━━ Data shown ━━

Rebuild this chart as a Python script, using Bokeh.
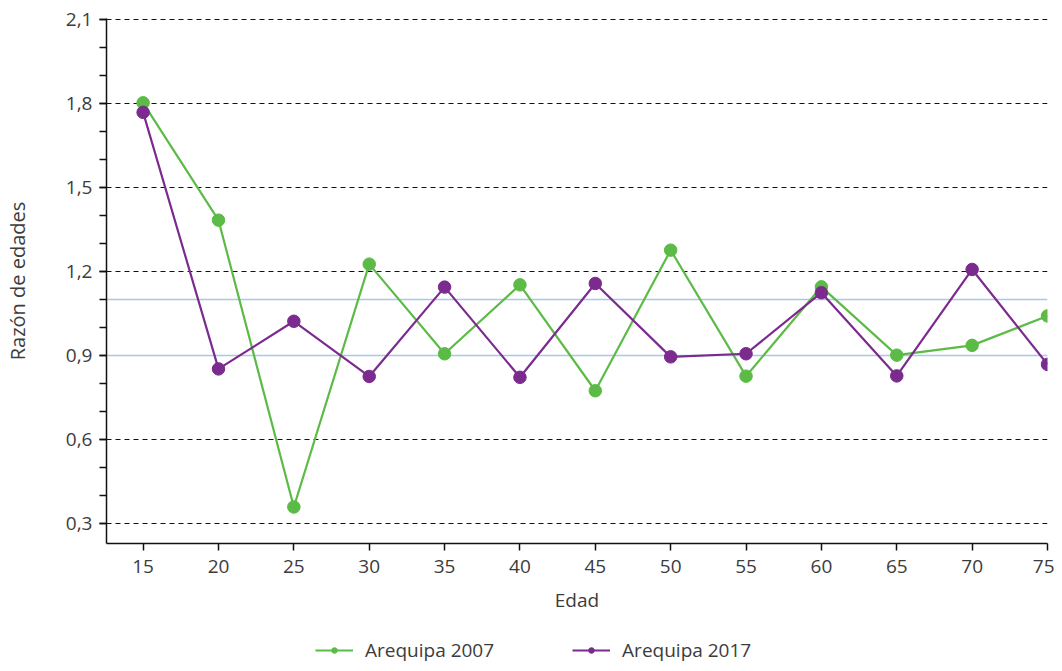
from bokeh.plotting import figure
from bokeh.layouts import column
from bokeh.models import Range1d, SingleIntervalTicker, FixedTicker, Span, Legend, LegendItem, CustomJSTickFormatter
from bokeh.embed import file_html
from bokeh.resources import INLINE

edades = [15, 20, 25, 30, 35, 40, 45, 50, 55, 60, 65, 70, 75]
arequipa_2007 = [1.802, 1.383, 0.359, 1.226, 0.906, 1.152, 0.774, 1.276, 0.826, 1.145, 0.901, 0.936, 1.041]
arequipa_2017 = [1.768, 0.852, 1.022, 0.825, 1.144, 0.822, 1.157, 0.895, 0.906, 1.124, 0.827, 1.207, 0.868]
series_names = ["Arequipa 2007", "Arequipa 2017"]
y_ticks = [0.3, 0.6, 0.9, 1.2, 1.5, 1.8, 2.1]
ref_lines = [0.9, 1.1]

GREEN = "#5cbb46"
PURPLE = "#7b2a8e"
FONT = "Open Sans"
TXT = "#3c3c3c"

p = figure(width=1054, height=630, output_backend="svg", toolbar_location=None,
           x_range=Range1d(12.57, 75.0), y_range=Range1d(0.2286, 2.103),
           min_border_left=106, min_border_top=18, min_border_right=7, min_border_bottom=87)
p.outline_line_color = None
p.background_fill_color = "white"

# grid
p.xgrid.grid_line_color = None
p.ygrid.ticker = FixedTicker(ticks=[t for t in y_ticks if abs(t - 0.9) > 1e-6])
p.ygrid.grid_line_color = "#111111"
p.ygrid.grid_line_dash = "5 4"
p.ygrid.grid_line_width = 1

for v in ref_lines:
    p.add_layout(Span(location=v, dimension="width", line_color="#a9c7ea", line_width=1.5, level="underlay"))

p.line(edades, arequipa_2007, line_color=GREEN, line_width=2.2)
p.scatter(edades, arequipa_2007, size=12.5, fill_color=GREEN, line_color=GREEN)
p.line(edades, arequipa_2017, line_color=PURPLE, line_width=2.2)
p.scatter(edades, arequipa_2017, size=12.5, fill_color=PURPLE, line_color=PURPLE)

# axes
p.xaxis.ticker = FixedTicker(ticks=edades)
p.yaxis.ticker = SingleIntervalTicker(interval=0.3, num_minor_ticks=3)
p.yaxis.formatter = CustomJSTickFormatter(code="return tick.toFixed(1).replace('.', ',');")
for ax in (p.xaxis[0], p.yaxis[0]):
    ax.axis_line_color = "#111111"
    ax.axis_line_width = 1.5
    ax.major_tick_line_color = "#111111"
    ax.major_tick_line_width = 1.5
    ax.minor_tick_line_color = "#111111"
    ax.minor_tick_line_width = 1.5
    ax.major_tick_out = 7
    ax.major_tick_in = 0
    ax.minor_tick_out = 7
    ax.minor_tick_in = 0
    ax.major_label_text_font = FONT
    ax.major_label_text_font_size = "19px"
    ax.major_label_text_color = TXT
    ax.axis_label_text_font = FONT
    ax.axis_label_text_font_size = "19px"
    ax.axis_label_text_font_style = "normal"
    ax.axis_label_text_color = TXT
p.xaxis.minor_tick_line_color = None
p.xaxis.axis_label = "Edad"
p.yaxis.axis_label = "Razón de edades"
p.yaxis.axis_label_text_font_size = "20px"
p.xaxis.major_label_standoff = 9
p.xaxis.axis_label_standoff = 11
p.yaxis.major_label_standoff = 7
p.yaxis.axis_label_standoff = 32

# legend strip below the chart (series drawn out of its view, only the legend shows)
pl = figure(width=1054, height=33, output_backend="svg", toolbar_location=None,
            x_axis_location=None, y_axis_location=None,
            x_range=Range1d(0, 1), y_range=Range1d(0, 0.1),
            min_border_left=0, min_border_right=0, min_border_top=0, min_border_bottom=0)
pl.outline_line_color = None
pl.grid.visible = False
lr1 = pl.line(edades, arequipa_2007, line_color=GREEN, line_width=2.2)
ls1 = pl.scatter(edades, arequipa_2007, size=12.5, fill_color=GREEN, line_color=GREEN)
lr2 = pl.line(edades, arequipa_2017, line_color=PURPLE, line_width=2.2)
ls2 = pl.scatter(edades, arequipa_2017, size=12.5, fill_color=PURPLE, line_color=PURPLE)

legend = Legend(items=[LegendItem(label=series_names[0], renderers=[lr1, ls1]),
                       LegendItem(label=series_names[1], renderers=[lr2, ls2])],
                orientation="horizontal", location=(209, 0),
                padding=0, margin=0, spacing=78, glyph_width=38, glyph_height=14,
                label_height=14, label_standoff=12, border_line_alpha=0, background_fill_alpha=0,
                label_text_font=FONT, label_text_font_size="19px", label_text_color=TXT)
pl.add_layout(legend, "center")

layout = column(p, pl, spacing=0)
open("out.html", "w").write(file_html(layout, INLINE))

━━━
━━ Data shown ━━

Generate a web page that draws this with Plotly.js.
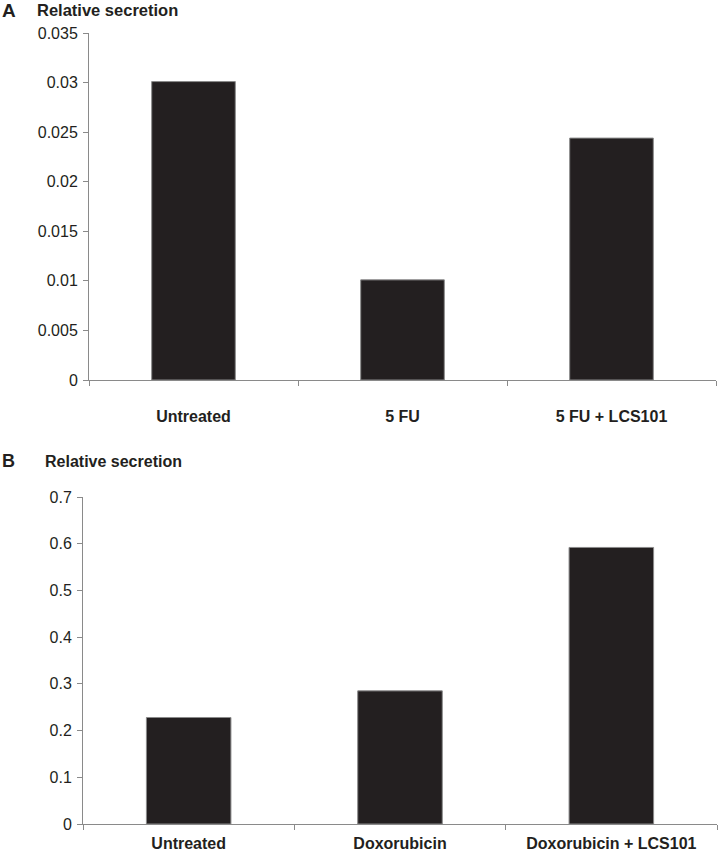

━━━
━━ Data shown ━━

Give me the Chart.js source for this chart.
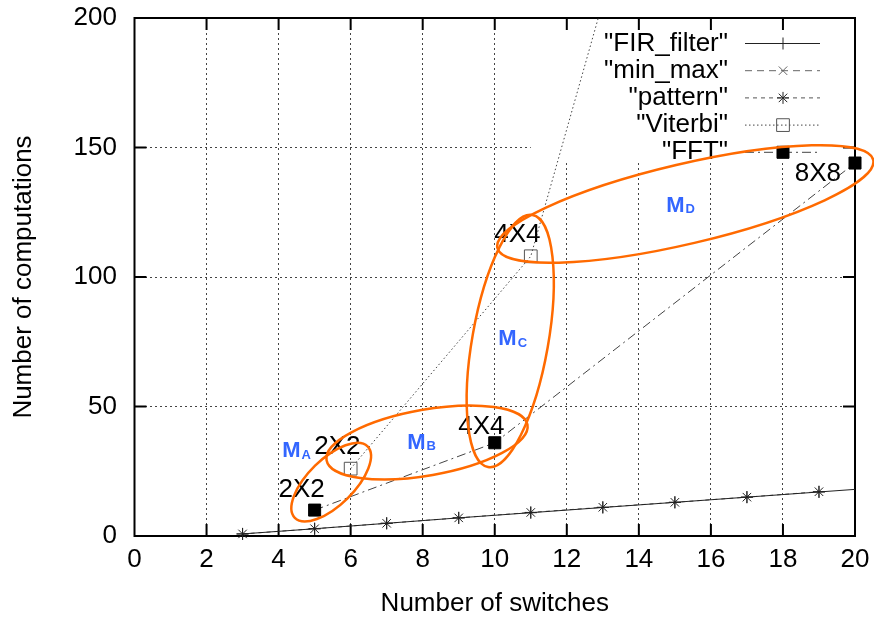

━━━

### What is asked
What is the number of lines above that contain "chart"? Answer with that number only.

### Solution to the exercise
3